The Quarterly Recurring Review
Set a calendar reminder every three months to review your full list of recurring transactions. Here's what to look for:
Price changes you didn't notice
Services raise prices regularly. Check each recurring charge against what you were paying three months ago. Even €1–2 increases per service add up across a dozen subscriptions.
Usage vs. cost
For each subscription, ask: did I use this in the past 30 days? If yes, is there a cheaper tier that covers my actual usage? Many people pay for premium plans when the basic tier would suffice (cloud storage is a classic example — do you really need 2TB?).
Duplicate services
Two cloud storage providers. Three streaming services. A gym membership and a fitness app. Overlap is natural as you try new things, but the old service rarely gets cancelled. Pick one and cut the other.
Annual renewals coming up
Check what's renewing in the next quarter. This is your window to cancel before the charge hits. Once an annual subscription renews, getting a refund is often difficult or impossible.
Recurring Transactions in a Multi-Person Household
When two or more people share a household budget, recurring transactions need clear ownership. Who's responsible for which bill? Whose card is the Netflix subscription on? If you split rent, is that tracked as one transaction or two?
The simplest approach: log each recurring transaction once, under the person whose account it's billed to. If costs are shared, your budget tracker should show household totals so everyone sees the same picture. The worst outcome is nobody tracking a shared bill because each person assumed the other was handling it.
For households managing bills in different currencies — common in border regions or for expats — make sure recurring transactions are logged in the currency they're actually billed in. A CHF rent payment and a EUR streaming subscription shouldn't be manually converted each month; let your tracker handle the conversion with locked rates.
The Ratio Worth Watching
Here's a useful benchmark: calculate what percentage of your total monthly spending is recurring vs. discretionary. If recurring charges are above 70%, your budget is heavily committed before you make a single decision each month. You have very little flexibility.
If you want more financial breathing room, the lever to pull isn't cutting €5 from your coffee budget. It's renegotiating your phone plan, dropping a streaming service, switching to a cheaper gym, or finding a better insurance rate.
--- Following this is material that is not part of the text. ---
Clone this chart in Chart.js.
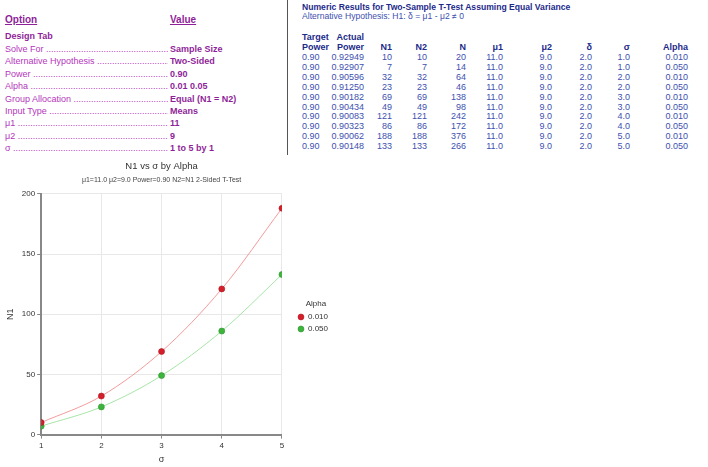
<!DOCTYPE html>
<html>
<head>
<meta charset="utf-8">
<script src="https://cdn.jsdelivr.net/npm/chart.js@4.4.1/dist/chart.umd.min.js"></script>
<style>
  body { margin: 0; width: 708px; height: 467px; background: #fff; position: relative; overflow: hidden;
         font-family: "Liberation Sans", Arial, sans-serif; }
  .opt { position: absolute; font-size: 9px; line-height: 11px; color: #b535bd; white-space: nowrap; }
  .lbl { left: 5px; width: 163px; overflow: hidden; }
  .val { left: 170px; font-weight: bold; color: #8f1f99; }
  .head { font-size: 10px; font-weight: bold; text-decoration: underline; color: #8f1f99; }
  .divider { position: absolute; left: 287px; top: 0; width: 1px; height: 155px; background: #555; }
  .res { position: absolute; font-size: 9px; line-height: 10px; color: #4050b0; white-space: nowrap; }
  .res.r { text-align: right; }
  .res.b { font-weight: bold; color: #1d2a8a; }
  .res.t { font-size: 8.6px; }
  #chartBox { position: absolute; left: 0; top: 158px; width: 338px; height: 309px; }
</style>
</head>
<body>
<div id="options"></div>
<div class="divider"></div>
<div id="results"></div>
<div id="chartBox"><canvas id="chart"></canvas></div>
<script>
// left panel
const optionLabels = ["Solve For", "Alternative Hypothesis", "Power", "Alpha", "Group Allocation", "Input Type", "μ1", "μ2", "σ"];
const optionValues = ["Sample Size", "Two-Sided", "0.90", "0.01 0.05", "Equal (N1 = N2)", "Means", "11", "9", "1 to 5 by 1"];

// numeric results table
const targetPower = ["0.90", "0.90", "0.90", "0.90", "0.90", "0.90", "0.90", "0.90", "0.90", "0.90"];
const actualPower = ["0.92949", "0.92907", "0.90596", "0.91250", "0.90182", "0.90434", "0.90083", "0.90323", "0.90062", "0.90148"];
const n1Col = [10, 7, 32, 23, 69, 49, 121, 86, 188, 133];
const n2Col = [10, 7, 32, 23, 69, 49, 121, 86, 188, 133];
const nCol = [20, 14, 64, 46, 138, 98, 242, 172, 376, 266];
const mu1Col = ["11.0", "11.0", "11.0", "11.0", "11.0", "11.0", "11.0", "11.0", "11.0", "11.0"];
const mu2Col = ["9.0", "9.0", "9.0", "9.0", "9.0", "9.0", "9.0", "9.0", "9.0", "9.0"];
const deltaCol = ["2.0", "2.0", "2.0", "2.0", "2.0", "2.0", "2.0", "2.0", "2.0", "2.0"];
const sigmaCol = ["1.0", "1.0", "2.0", "2.0", "3.0", "3.0", "4.0", "4.0", "5.0", "5.0"];
const alphaCol = ["0.010", "0.050", "0.010", "0.050", "0.010", "0.050", "0.010", "0.050", "0.010", "0.050"];

// chart
const sigmaValues = [1, 2, 3, 4, 5];
const alphaLabels = ["0.010", "0.050"];
const n1Alpha010 = [10, 32, 69, 121, 188];
const n1Alpha050 = [7, 23, 49, 86, 133];

function addDiv(parent, cls, text, style) {
    const d = document.createElement('div');
    d.className = cls;
    d.textContent = text;
    Object.assign(d.style, style);
    parent.appendChild(d);
    return d;
}

function buildOptions() {
    const box = document.getElementById('options');
    addDiv(box, 'opt head', 'Option', { left: '5px', top: '14px' });
    addDiv(box, 'opt head', 'Value', { left: '170px', top: '14px' });
    addDiv(box, 'opt val', 'Design Tab', { left: '5px', top: '31px' });
    const dots = '.'.repeat(80);
    optionLabels.forEach((label, i) => {
        const top = (44 + i * 12.4) + 'px';
        addDiv(box, 'opt lbl', label + ' ' + dots, { top: top });
        addDiv(box, 'opt val', optionValues[i], { top: top });
    });
}

function buildResults() {
    const box = document.getElementById('results');
    addDiv(box, 'res b t', 'Numeric Results for Two-Sample T-Test Assuming Equal Variance', { left: '302px', top: '2px' });
    addDiv(box, 'res t', 'Alternative Hypothesis: H1: δ = μ1 - μ2 ≠ 0', { left: '302px', top: '11px' });

    // right edges of the right-aligned columns
    const cols = [
        { right: 364, head: ['Actual', 'Power'], data: actualPower },
        { right: 392, head: ['', 'N1'], data: n1Col },
        { right: 427, head: ['', 'N2'], data: n2Col },
        { right: 466, head: ['', 'N'], data: nCol },
        { right: 503, head: ['', 'μ1'], data: mu1Col },
        { right: 552, head: ['', 'μ2'], data: mu2Col },
        { right: 592, head: ['', 'δ'], data: deltaCol },
        { right: 630, head: ['', 'σ'], data: sigmaCol },
        { right: 688, head: ['', 'Alpha'], data: alphaCol }
    ];
    addDiv(box, 'res b', 'Target', { left: '302px', top: '32px' });
    addDiv(box, 'res b', 'Power', { left: '302px', top: '42px' });
    targetPower.forEach((v, i) => addDiv(box, 'res', v, { left: '302px', top: (52 + i * 9.9) + 'px' }));

    cols.forEach(col => {
        const pos = { right: (708 - col.right) + 'px' };
        if (col.head[0]) addDiv(box, 'res r b', col.head[0], { ...pos, top: '32px' });
        addDiv(box, 'res r b', col.head[1], { ...pos, top: '42px' });
        col.data.forEach((v, i) => addDiv(box, 'res r', String(v), { ...pos, top: (52 + i * 9.9) + 'px' }));
    });
}

function createDataset(label, data, lineColor, pointColor, pointEdge) {
    return {
        label: label,
        data: sigmaValues.map((x, i) => ({ x: x, y: data[i] })),
        borderColor: lineColor,
        backgroundColor: pointColor,
        borderWidth: 1,
        cubicInterpolationMode: 'monotone',
        pointRadius: 3,
        pointBackgroundColor: pointColor,
        pointBorderColor: pointEdge,
        pointBorderWidth: 0.6,
        pointStyle: 'circle'
    };
}

function buildChart() {
    const ctx = document.getElementById('chart').getContext('2d');
    const textColor = '#333';
    const gridColor = '#e8e8e8';
    const font = (size) => ({ family: 'Liberation Sans', size: size });
    new Chart(ctx, {
        type: 'line',
        data: {
            datasets: [
                createDataset(alphaLabels[0], n1Alpha010, 'rgba(240,130,130,0.8)', '#d41f2a', '#b0161f'),
                createDataset(alphaLabels[1], n1Alpha050, 'rgba(150,225,150,0.85)', '#3db53d', '#2a902a')
            ]
        },
        options: {
            animation: false,
            responsive: true,
            maintainAspectRatio: false,
            layout: { padding: { left: 1, right: 0, top: 0, bottom: 0 } },
            plugins: {
                title: {
                    display: true, text: 'N1 vs σ by Alpha', fullSize: false, color: textColor,
                    font: { ...font(9.5), weight: 'normal' },
                    padding: { top: 3, bottom: 3 }
                },
                subtitle: {
                    display: true, text: 'μ1=11.0 μ2=9.0 Power=0.90 N2=N1 2-Sided T-Test', fullSize: false,
                    color: '#444', font: font(7),
                    padding: { bottom: 10 }
                },
                legend: {
                    position: 'right',
                    fullSize: false,
                    title: { display: true, text: 'Alpha', color: textColor, font: font(8), padding: { top: 8, bottom: 0 } },
                    labels: {
                        usePointStyle: true, boxWidth: 6, boxHeight: 4.2, padding: 4, color: textColor,
                        font: font(8)
                    }
                },
                tooltip: { enabled: false }
            },
            scales: {
                x: {
                    type: 'linear', min: 1, max: 5,
                    ticks: { stepSize: 1, color: textColor, font: font(8), padding: 2 },
                    title: { display: true, text: 'σ', color: textColor, font: font(9), padding: 2 },
                    grid: { color: gridColor, tickColor: '#888', tickLength: 4 },
                    border: { color: '#888', width: 2 },
                    // reserve room on the right for the gap + legend
                    afterFit: (scale) => { scale.paddingRight = 54; }
                },
                y: {
                    min: 0, max: 200,
                    ticks: { stepSize: 50, color: textColor, font: font(8), padding: 2 },
                    title: { display: true, text: 'N1', color: textColor, font: font(9), padding: 4 },
                    grid: { color: gridColor, tickColor: '#888', tickLength: 4 },
                    border: { color: '#888', width: 2 }
                },
                // empty axis used only as a spacer between plot and legend
                gap: {
                    type: 'linear', position: 'right', display: true,
                    grid: { display: false, drawTicks: false },
                    ticks: { display: false },
                    border: { display: false },
                    afterFit: (scale) => { scale.width = 12; }
                }
            }
        }
    });
}

buildOptions();
buildResults();
buildChart();
</script>
</body>
</html>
Reducing your recurring base by even €50–100/month creates permanent savings — money that stays in your account every month without requiring ongoing discipline.
That's the real power of managing recurring transactions well. Unlike discretionary spending, which requires willpower every single day, a recurring cost you eliminate stays eliminated. Cancel it once, save forever.
Take Control of the Autopilot
Autopay isn't the enemy. Running your bills on autopilot is fine — as long as you periodically check what the autopilot is doing. Map your recurring transactions, review them quarterly, and make active decisions about what stays and what goes.
The goal isn't to eliminate recurring costs. It's to make sure every recurring transaction in your budget is there because you chose it this quarter, not because you forgot about it two years ago.